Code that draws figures
____

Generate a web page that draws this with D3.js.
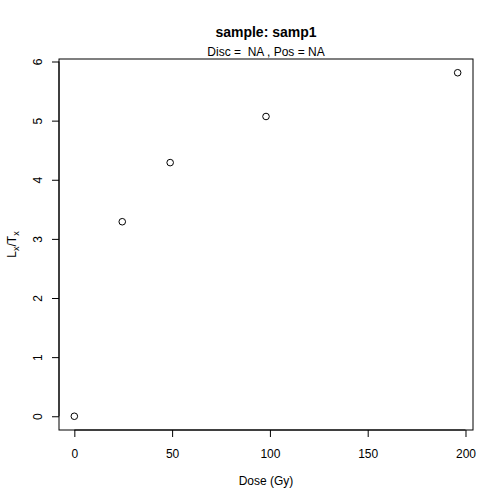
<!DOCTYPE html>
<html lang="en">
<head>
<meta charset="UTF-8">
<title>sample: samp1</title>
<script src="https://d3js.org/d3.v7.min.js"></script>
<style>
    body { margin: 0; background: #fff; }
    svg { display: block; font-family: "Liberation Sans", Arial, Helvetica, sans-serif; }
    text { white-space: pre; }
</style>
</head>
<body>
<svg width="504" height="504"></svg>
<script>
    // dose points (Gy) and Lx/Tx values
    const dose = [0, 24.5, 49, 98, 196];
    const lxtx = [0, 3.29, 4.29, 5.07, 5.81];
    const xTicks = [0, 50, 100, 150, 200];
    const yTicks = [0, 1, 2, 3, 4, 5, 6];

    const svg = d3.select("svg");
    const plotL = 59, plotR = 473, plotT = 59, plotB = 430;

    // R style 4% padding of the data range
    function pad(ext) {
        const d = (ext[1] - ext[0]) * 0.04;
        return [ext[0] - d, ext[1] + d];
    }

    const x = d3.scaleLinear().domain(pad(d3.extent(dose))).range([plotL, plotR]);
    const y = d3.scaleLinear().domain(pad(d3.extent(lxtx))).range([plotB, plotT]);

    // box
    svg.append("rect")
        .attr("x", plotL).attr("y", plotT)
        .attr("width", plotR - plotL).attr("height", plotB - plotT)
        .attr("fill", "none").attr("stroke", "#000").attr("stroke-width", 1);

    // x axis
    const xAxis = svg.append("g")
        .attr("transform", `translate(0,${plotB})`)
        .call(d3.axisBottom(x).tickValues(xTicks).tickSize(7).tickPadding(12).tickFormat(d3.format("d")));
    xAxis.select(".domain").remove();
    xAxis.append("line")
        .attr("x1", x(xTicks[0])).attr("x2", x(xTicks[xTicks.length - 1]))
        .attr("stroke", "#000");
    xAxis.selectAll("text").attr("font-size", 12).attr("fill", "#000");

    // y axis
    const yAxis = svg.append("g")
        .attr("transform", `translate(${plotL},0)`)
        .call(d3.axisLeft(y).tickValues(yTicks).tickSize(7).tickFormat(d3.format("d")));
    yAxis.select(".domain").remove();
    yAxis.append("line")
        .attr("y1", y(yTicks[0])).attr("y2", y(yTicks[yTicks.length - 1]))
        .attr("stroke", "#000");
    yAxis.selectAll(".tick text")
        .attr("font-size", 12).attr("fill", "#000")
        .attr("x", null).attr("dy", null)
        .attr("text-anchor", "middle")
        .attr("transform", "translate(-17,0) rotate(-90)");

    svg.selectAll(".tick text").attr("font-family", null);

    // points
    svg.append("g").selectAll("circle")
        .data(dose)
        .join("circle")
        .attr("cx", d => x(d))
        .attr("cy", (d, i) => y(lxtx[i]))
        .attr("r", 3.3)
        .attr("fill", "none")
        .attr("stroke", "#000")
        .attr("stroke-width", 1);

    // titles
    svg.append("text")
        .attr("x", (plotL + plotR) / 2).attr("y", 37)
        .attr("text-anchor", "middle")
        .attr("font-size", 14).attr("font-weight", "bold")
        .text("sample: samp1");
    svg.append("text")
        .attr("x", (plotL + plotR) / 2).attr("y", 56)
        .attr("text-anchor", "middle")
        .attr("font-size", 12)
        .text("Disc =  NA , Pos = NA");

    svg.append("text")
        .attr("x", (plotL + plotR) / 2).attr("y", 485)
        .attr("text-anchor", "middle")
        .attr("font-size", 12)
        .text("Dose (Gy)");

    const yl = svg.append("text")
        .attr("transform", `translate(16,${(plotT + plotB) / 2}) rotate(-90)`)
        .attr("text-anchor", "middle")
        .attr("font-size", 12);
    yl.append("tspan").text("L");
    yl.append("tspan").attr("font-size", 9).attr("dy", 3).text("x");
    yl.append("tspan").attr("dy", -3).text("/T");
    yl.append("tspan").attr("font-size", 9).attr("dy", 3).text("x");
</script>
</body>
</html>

____

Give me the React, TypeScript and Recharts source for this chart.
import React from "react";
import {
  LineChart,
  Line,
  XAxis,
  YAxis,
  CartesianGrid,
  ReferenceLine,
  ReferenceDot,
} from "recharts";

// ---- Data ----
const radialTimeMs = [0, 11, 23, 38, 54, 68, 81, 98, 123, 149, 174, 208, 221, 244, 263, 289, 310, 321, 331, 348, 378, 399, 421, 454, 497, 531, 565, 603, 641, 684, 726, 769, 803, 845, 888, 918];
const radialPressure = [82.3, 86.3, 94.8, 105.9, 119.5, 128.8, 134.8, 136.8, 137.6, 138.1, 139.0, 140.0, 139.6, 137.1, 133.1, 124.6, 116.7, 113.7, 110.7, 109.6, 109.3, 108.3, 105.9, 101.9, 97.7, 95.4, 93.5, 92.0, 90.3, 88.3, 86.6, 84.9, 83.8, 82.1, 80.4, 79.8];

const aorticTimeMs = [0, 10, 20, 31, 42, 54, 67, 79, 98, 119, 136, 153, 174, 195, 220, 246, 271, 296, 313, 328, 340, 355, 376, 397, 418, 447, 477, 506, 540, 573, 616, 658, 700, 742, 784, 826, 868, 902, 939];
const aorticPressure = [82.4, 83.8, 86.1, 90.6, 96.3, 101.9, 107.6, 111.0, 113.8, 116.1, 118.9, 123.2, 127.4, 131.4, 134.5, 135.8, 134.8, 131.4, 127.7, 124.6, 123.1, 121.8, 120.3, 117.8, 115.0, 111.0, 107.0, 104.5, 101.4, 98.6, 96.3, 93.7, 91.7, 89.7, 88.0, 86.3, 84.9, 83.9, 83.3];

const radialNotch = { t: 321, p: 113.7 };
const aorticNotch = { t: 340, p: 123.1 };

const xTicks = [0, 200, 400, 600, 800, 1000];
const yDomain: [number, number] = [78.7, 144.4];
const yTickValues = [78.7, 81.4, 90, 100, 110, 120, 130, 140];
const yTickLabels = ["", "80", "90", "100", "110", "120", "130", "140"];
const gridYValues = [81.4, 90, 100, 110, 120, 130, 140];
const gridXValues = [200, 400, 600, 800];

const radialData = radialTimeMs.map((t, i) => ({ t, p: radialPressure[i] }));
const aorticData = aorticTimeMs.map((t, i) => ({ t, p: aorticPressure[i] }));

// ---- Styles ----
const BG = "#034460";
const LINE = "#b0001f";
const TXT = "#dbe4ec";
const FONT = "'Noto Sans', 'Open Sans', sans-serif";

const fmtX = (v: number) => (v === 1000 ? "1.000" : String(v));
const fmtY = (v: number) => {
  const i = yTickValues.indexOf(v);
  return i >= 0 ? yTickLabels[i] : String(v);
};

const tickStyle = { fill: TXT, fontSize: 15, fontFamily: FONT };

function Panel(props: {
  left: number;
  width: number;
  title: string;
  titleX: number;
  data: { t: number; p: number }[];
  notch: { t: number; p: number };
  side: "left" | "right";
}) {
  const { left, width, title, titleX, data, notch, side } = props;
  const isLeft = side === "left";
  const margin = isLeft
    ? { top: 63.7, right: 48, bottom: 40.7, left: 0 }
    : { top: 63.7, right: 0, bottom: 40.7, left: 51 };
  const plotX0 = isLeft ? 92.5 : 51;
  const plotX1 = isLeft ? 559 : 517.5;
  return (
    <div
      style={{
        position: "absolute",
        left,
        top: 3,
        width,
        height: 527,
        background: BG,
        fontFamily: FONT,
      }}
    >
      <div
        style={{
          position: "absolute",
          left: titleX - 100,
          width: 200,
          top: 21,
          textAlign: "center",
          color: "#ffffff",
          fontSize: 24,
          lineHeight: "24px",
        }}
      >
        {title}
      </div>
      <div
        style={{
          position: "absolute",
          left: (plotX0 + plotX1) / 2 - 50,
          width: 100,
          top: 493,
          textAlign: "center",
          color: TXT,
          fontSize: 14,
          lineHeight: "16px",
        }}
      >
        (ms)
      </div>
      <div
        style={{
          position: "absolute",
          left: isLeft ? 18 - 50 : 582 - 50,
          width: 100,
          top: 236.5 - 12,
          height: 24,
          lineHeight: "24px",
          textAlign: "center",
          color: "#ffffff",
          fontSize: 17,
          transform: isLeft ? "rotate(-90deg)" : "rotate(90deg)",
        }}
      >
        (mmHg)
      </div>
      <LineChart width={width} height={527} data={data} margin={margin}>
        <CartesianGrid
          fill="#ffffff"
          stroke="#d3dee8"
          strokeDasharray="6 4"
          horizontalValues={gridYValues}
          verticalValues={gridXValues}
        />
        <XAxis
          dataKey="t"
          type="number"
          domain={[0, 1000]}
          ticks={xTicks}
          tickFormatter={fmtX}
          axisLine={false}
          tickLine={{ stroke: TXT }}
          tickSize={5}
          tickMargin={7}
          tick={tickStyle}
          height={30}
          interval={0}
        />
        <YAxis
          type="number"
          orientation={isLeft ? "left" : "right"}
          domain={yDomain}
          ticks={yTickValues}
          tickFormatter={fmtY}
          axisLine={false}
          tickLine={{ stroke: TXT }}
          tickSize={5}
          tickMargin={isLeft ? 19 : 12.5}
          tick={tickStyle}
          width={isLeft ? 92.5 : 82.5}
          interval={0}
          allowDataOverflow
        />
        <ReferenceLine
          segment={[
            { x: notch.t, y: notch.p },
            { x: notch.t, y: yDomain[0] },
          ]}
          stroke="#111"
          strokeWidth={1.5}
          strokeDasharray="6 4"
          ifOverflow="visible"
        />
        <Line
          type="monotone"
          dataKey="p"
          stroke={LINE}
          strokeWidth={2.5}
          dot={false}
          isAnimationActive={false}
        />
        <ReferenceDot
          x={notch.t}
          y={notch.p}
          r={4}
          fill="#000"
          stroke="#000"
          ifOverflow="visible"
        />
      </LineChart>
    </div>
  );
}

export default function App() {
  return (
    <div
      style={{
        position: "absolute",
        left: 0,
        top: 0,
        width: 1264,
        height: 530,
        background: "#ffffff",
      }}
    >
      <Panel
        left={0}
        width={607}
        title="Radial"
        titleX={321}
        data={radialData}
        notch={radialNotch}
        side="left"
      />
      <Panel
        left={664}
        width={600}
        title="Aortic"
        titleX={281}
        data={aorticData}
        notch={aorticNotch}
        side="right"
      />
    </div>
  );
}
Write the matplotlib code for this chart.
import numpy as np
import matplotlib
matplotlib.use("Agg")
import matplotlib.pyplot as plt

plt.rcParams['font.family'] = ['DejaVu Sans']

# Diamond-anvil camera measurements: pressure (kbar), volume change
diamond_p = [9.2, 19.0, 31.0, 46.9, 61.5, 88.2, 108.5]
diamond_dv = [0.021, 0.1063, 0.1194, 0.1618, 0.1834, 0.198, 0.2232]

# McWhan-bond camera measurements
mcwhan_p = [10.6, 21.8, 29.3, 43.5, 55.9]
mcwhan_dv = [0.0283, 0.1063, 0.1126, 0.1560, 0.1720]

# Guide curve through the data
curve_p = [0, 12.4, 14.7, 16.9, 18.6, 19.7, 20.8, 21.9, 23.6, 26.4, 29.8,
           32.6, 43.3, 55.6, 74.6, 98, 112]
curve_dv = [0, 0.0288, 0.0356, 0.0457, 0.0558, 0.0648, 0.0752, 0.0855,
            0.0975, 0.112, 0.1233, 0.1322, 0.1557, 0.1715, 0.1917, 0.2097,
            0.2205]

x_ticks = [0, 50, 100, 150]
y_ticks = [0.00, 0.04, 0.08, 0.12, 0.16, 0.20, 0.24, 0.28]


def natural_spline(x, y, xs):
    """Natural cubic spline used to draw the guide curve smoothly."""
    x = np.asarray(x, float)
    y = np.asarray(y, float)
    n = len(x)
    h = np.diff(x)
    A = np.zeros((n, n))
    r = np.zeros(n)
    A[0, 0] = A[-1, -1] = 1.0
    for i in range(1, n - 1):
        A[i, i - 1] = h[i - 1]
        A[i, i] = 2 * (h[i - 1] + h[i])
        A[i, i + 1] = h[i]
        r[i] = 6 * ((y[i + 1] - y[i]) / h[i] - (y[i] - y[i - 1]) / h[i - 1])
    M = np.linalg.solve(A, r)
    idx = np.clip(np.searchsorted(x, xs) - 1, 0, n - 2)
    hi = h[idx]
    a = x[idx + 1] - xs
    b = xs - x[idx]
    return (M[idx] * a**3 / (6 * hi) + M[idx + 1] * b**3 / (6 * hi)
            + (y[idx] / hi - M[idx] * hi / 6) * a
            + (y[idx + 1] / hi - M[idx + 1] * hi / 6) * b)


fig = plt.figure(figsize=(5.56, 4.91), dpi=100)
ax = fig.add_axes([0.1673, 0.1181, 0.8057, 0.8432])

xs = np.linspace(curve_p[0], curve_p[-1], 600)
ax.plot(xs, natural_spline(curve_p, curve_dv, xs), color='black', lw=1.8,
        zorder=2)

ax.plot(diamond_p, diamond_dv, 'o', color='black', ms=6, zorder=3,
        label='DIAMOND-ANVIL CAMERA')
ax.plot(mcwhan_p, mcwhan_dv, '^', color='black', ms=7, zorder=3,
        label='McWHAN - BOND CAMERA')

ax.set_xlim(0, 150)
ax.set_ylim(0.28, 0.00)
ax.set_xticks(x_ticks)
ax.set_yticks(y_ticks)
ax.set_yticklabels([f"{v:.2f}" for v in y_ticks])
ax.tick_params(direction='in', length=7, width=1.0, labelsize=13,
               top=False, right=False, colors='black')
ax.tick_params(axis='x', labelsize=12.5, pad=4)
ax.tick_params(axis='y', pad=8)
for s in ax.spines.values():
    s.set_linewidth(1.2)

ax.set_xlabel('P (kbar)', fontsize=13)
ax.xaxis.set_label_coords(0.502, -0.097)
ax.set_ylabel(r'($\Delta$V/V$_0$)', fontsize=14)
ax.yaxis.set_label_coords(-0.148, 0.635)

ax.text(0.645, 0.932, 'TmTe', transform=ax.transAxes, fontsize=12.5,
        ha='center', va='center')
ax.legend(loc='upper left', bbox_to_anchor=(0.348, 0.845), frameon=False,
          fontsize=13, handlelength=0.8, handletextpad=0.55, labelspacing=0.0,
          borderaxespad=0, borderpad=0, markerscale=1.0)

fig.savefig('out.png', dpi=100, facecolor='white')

____

*REQUIREMENT*: Copy exactly the stretch of lines that starts at the line holding "Generate a web" and ends at the line holding "const plotL = 59, plotR". Drop the pictures.

*ANSWER TO THIS PROBLEM*:
Generate a web page that draws this with D3.js.
<!DOCTYPE html>
<html lang="en">
<head>
<meta charset="UTF-8">
<title>sample: samp1</title>
<script src="https://d3js.org/d3.v7.min.js"></script>
<style>
    body { margin: 0; background: #fff; }
    svg { display: block; font-family: "Liberation Sans", Arial, Helvetica, sans-serif; }
    text { white-space: pre; }
</style>
</head>
<body>
<svg width="504" height="504"></svg>
<script>
    // dose points (Gy) and Lx/Tx values
    const dose = [0, 24.5, 49, 98, 196];
    const lxtx = [0, 3.29, 4.29, 5.07, 5.81];
    const xTicks = [0, 50, 100, 150, 200];
    const yTicks = [0, 1, 2, 3, 4, 5, 6];

    const svg = d3.select("svg");
    const plotL = 59, plotR = 473, plotT = 59, plotB = 430;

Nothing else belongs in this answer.